The taxable amount showing from your 1099 form isn’t a permanently fixed number. You have a range of options when it comes to lowering your taxable income via deductions. Usually, these tax breaks result from the money you have spent on carrying out your job – things like traveling to meet clients, buying equipment, and having a home office. You will report these expenses on another form (yes, another form! This one saves you a lot of money, so it is worth it).
By making such deductions, you can significantly reduce the amount that the IRS will tax, and it might be the big difference between keeping your business afloat and closing up shop.
As we wind up, let’s emphasize on a few things. First, form 1099-MISC can be a little overwhelming to deal with but can be exciting too. Always take these forms as forms of validation from your clients. Each 1099 tax form you receive is a sign of a customer who was pleased enough to pay you. And the more 1099s you receive each year, the more booming your business was that calendar year.

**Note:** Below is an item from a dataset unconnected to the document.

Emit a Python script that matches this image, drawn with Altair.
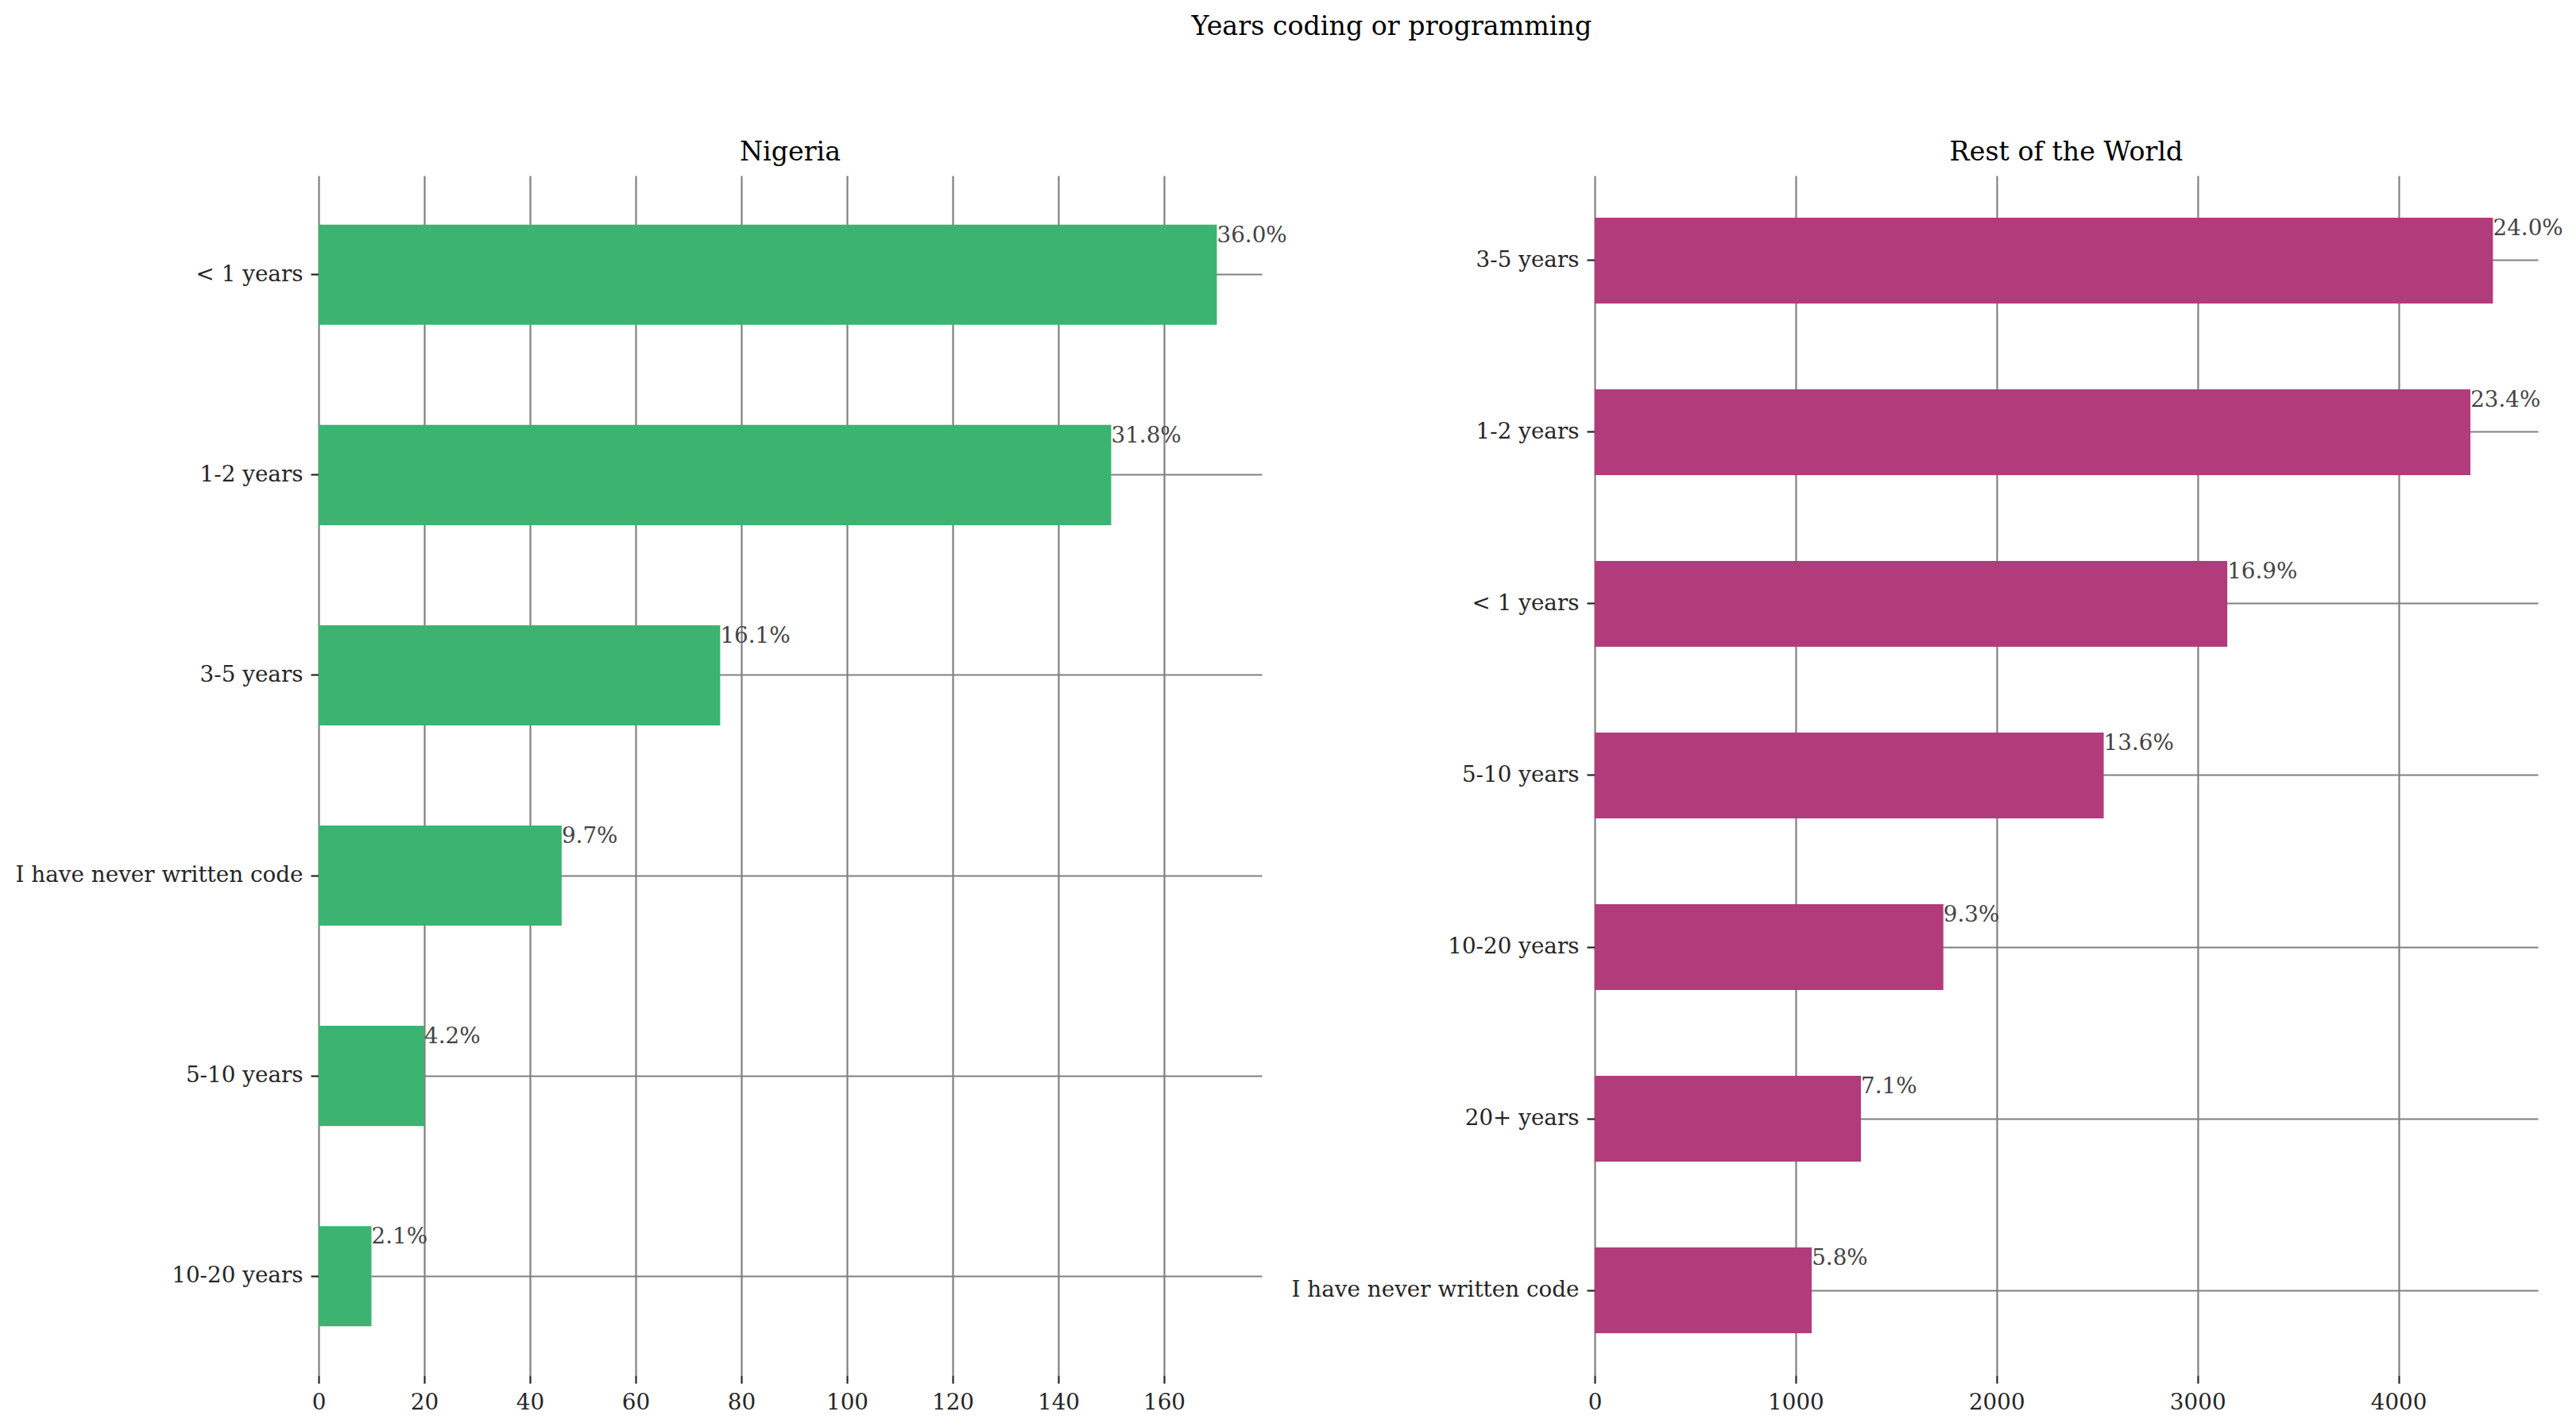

Secondly, while it is unusual, some clients may make mistakes. When you notice a disparity between the amount reported and the amount paid, speak up. Erroneous reporting can attract unwarranted audit – or, worse yet, could put you on the hook for taxes you don’t owe. Be proactive when tracking all your income and make sure that it meets the reporting submitted by customers to the penny!
Finally, as we mentioned from the onset, the 1099 form is a necessary tax form for freelancers, and should never be overlooked during the tax season. By keeping good records, you can make your tax filing process much more manageable. All said and done, never let the so-called complex freelance tax processes thwart your efforts in growing your business. All the best, and don’t be afraid to ask for help when necessary.